━━━━━ Data in this exercise ━━━━━

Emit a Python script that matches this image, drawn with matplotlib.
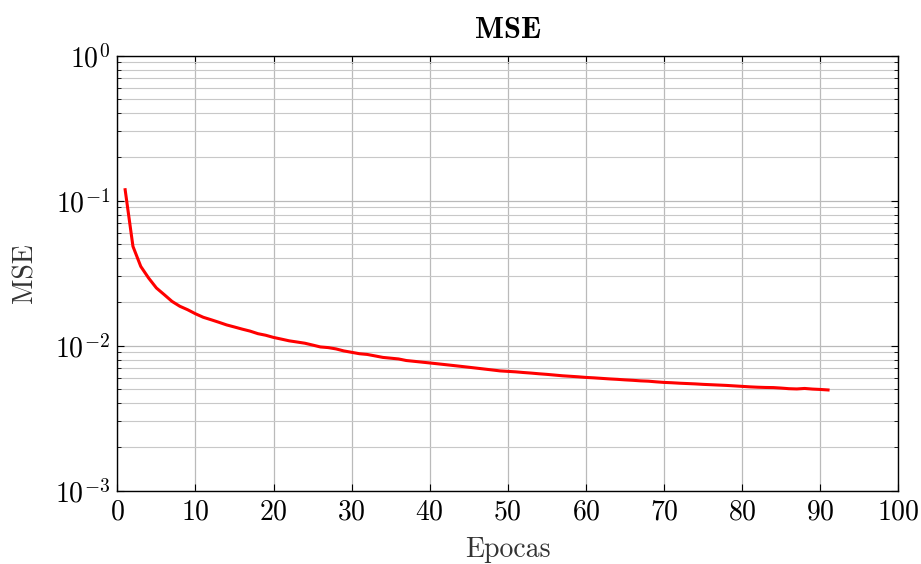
import matplotlib
matplotlib.use("Agg")
import matplotlib.pyplot as plt
from matplotlib.ticker import LogLocator

plt.rcParams['font.family'] = 'serif'
plt.rcParams['font.serif'] = ['cmr10']
plt.rcParams['mathtext.fontset'] = 'cm'
plt.rcParams['axes.formatter.use_mathtext'] = True

epochs = list(range(1, 92))
mse = [
    0.119, 0.0484, 0.0352, 0.0293, 0.0250, 0.0225, 0.0202, 0.0187, 0.0177, 0.0166,
    0.0157, 0.0151, 0.0145, 0.0139, 0.01345, 0.0130, 0.0126, 0.0121, 0.0118, 0.0114,
    0.0111, 0.0108, 0.0106, 0.0104, 0.0101, 0.0098, 0.0097, 0.0095, 0.0092, 0.0090,
    0.0088, 0.0087, 0.0085, 0.0083, 0.0082, 0.0081, 0.0079, 0.0078, 0.0077, 0.0076,
    0.0075, 0.0074, 0.0073, 0.0072, 0.0071, 0.0070, 0.0069, 0.0068, 0.0067, 0.00665,
    0.0066, 0.00653, 0.00647, 0.0064, 0.00634, 0.00627, 0.0062, 0.00615, 0.0061, 0.00604,
    0.0060, 0.00595, 0.0059, 0.00586, 0.00581, 0.00577, 0.00572, 0.00569, 0.00563, 0.00558,
    0.00555, 0.00551, 0.00548, 0.00545, 0.00541, 0.00538, 0.00535, 0.00532, 0.00528, 0.00524,
    0.0052, 0.00517, 0.00515, 0.00514, 0.0051, 0.00505, 0.00503, 0.00507, 0.00502, 0.00499,
    0.00495,
]
x_ticks = list(range(0, 101, 10))

fig = plt.figure(figsize=(9.21, 5.64), dpi=100)
ax = fig.add_axes([0.1274, 0.1300, 0.8480, 0.7713])

ax.plot(epochs, mse, color='#ff0000', linewidth=2.2)

ax.set_yscale('log')
ax.set_xlim(0, 100)
ax.set_ylim(1e-3, 1)
ax.set_xticks(x_ticks)
ax.yaxis.set_major_locator(LogLocator(base=10, numticks=10))
ax.yaxis.set_minor_locator(LogLocator(base=10, subs=range(2, 10), numticks=20))

ax.grid(True, which='major', color='#bababa', linewidth=0.9)
ax.grid(True, which='minor', axis='y', color='#c8c8c8', linewidth=0.8)
ax.set_axisbelow(True)

ax.tick_params(which='both', direction='in', top=True, right=True, labelsize=20)
ax.tick_params(axis='x', which='major', pad=6)
ax.tick_params(axis='y', which='major', pad=5)
ax.tick_params(which='major', length=5, width=0.8)
ax.tick_params(which='minor', length=3, width=0.6)
for s in ax.spines.values():
    s.set_linewidth(1.0)

ax.set_xlabel('Epocas', fontsize=20, color='#333333', labelpad=8)
ax.set_ylabel('MSE', fontsize=20, color='#333333', labelpad=12)
ax.set_title('MSE', fontsize=22, fontfamily='cmb10', pad=13)

fig.savefig('out.png', dpi=100)
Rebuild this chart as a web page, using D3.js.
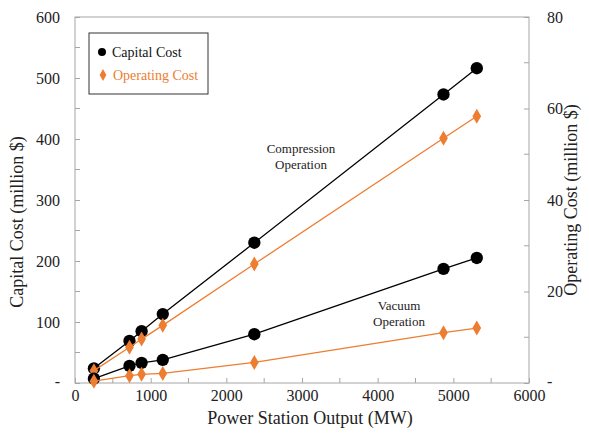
<!DOCTYPE html>
<html>
<head>
<meta charset="utf-8">
<script src="https://cdn.jsdelivr.net/npm/d3@7"></script>
<style>
  body { margin: 0; background: #fff; }
  svg text { font-family: "Liberation Serif", serif !important; }
</style>
</head>
<body>
<div id="container"></div>
<script>
// power station output (MW)
const output = [250, 720, 880, 1160, 2370, 4870, 5310];
// capital cost, million $ (left axis)
const capCompression = [24, 69, 85, 113, 230, 473, 516];
const capVacuum = [7, 28, 33, 38, 80, 187, 205];
// operating cost, million $ (right axis)
const opCompression = [2.7, 7.8, 9.6, 12.6, 26, 53.5, 58.3];
const opVacuum = [0.4, 1.6, 1.9, 2.1, 4.5, 11.0, 12.0];

const xTicks = [0, 1000, 2000, 3000, 4000, 5000, 6000];
const leftTicks = [0, 100, 200, 300, 400, 500, 600];
const rightTicks = [0, 20, 40, 60, 80];

const ORANGE = '#ED7D31';
const width = 589, height = 435;
const m = { left: 75, right: 60, top: 17, bottom: 52 };

const svg = d3.select('#container').append('svg')
    .attr('width', width).attr('height', height)
    .attr('font-family', '"Liberation Serif", serif');

const x = d3.scaleLinear().domain([0, 6000]).range([m.left, width - m.right]);
const yL = d3.scaleLinear().domain([0, 600]).range([height - m.bottom, m.top]);
const yR = d3.scaleLinear().domain([0, 80]).range([height - m.bottom, m.top]);

// plot frame
svg.append('rect')
    .attr('x', x(0)).attr('y', yL(600))
    .attr('width', x(6000) - x(0)).attr('height', yL(0) - yL(600))
    .attr('fill', 'none').attr('stroke', '#a6a6a6').attr('stroke-width', 1);

const zeroDash = v => v === 0 ? '-' : v;

// minor tick marks (no labels), drawn inside the frame
const minor = svg.append('g').attr('stroke', '#a6a6a6');
d3.range(500, 6000, 1000).forEach(v => minor.append('line')
    .attr('x1', x(v)).attr('x2', x(v)).attr('y1', yL(0)).attr('y2', yL(0) - 5));
d3.range(50, 600, 100).forEach(v => minor.append('line')
    .attr('x1', x(0)).attr('x2', x(0) + 5).attr('y1', yL(v)).attr('y2', yL(v)));
d3.range(10, 80, 20).forEach(v => minor.append('line')
    .attr('x1', x(6000)).attr('x2', x(6000) - 5).attr('y1', yR(v)).attr('y2', yR(v)));

// bottom axis
const gx = svg.append('g').attr('transform', `translate(0,${yL(0)})`)
    .call(d3.axisBottom(x).tickValues(xTicks).tickSizeInner(-5).tickSizeOuter(0).tickFormat(d3.format('d')));
// left axis
const gl = svg.append('g').attr('transform', `translate(${x(0)},0)`)
    .call(d3.axisLeft(yL).tickValues(leftTicks).tickSizeInner(-5).tickSizeOuter(0).tickFormat(zeroDash));
// right axis
const gr = svg.append('g').attr('transform', `translate(${x(6000)},0)`)
    .call(d3.axisRight(yR).tickValues(rightTicks).tickSizeInner(-5).tickSizeOuter(0).tickFormat(zeroDash));

[gx, gl, gr].forEach(g => {
  g.attr('font-family', '"Liberation Serif", serif');
  g.select('.domain').remove();
  g.selectAll('line').attr('stroke', '#a6a6a6');
  g.selectAll('text').attr('font-size', 16).attr('fill', '#222');
});
gx.selectAll('text').attr('dy', '0.95em');
gl.selectAll('text').attr('x', -15);
gr.selectAll('text').attr('x', 18);
gr.selectAll('text').filter(d => d === 0).attr('dy', '0.2em');
gl.selectAll('text').filter(d => d === 0).attr('dy', '0.2em');

// axis titles
svg.append('text').attr('x', 310).attr('y', 424).attr('text-anchor', 'middle')
    .attr('font-size', 18).attr('fill', '#222').text('Power Station Output (MW)');
svg.append('text').attr('transform', 'translate(23,222) rotate(-90)').attr('text-anchor', 'middle')
    .attr('font-size', 18).attr('fill', '#222').text('Capital Cost (million $)');
svg.append('text').attr('transform', 'translate(577,200) rotate(-90)').attr('text-anchor', 'middle')
    .attr('font-size', 18).attr('fill', '#222').text('Operating Cost (million $)');

// series
const series = [
  { vals: capCompression, y: yL, color: '#000', shape: d3.symbolCircle, size: 120 },
  { vals: opCompression, y: yR, color: ORANGE, shape: d3.symbolDiamond, size: 65 },
  { vals: capVacuum, y: yL, color: '#000', shape: d3.symbolCircle, size: 120 },
  { vals: opVacuum, y: yR, color: ORANGE, shape: d3.symbolDiamond, size: 65 }
];

series.forEach(s => {
  const pts = output.map((o, i) => [o, s.vals[i]]);
  svg.append('path')
      .attr('d', d3.line().x(d => x(d[0])).y(d => s.y(d[1]))(pts))
      .attr('fill', 'none').attr('stroke', s.color).attr('stroke-width', 1.3);
  svg.append('g').selectAll('path').data(pts).enter().append('path')
      .attr('transform', d => `translate(${x(d[0])},${s.y(d[1])})`)
      .attr('d', d3.symbol().type(s.shape).size(s.size))
      .attr('fill', s.color);
});

// annotations
const ann = svg.append('g').attr('font-size', 13).attr('fill', '#222').attr('text-anchor', 'middle');
ann.append('text').attr('x', 301).attr('y', 153).text('Compression');
ann.append('text').attr('x', 301).attr('y', 169).text('Operation');
ann.append('text').attr('x', 399).attr('y', 310).text('Vacuum');
ann.append('text').attr('x', 399).attr('y', 326).text('Operation');

// legend
const lg = svg.append('g');
lg.append('rect').attr('x', 89).attr('y', 33).attr('width', 119).attr('height', 61)
    .attr('fill', '#fff').attr('stroke', '#333').attr('stroke-width', 1);
lg.append('path').attr('transform', 'translate(102,52)')
    .attr('d', d3.symbol().type(d3.symbolCircle).size(50)).attr('fill', '#000');
lg.append('path').attr('transform', 'translate(103,75)')
    .attr('d', d3.symbol().type(d3.symbolDiamond).size(40)).attr('fill', ORANGE);
lg.append('text').attr('x', 112).attr('y', 57).attr('font-size', 14).attr('fill', '#111').text('Capital Cost');
lg.append('text').attr('x', 113).attr('y', 80).attr('font-size', 14).attr('fill', ORANGE).text('Operating Cost');
</script>
</body>
</html>
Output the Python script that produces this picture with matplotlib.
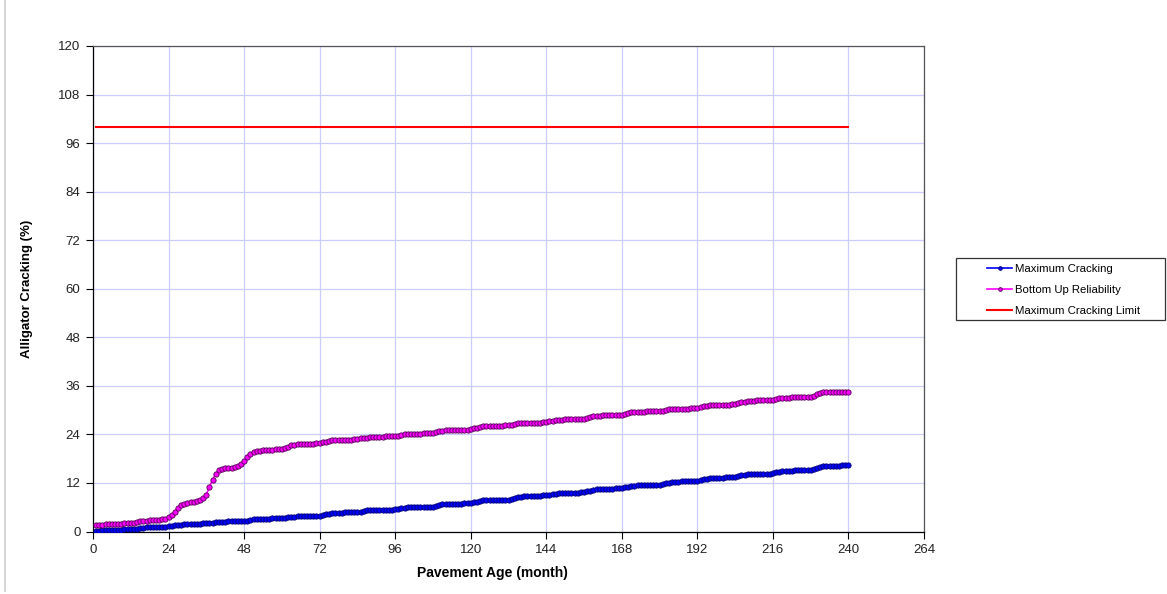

━━━━━

• _What the task asks_
Copy the records above from the first line through the line containing "from matplotlib.ticker import LogLocator", both included, and leave out any pictures.

• _Expected answer_
Emit a Python script that matches this image, drawn with matplotlib.
import matplotlib
matplotlib.use("Agg")
import matplotlib.pyplot as plt
from matplotlib.ticker import LogLocator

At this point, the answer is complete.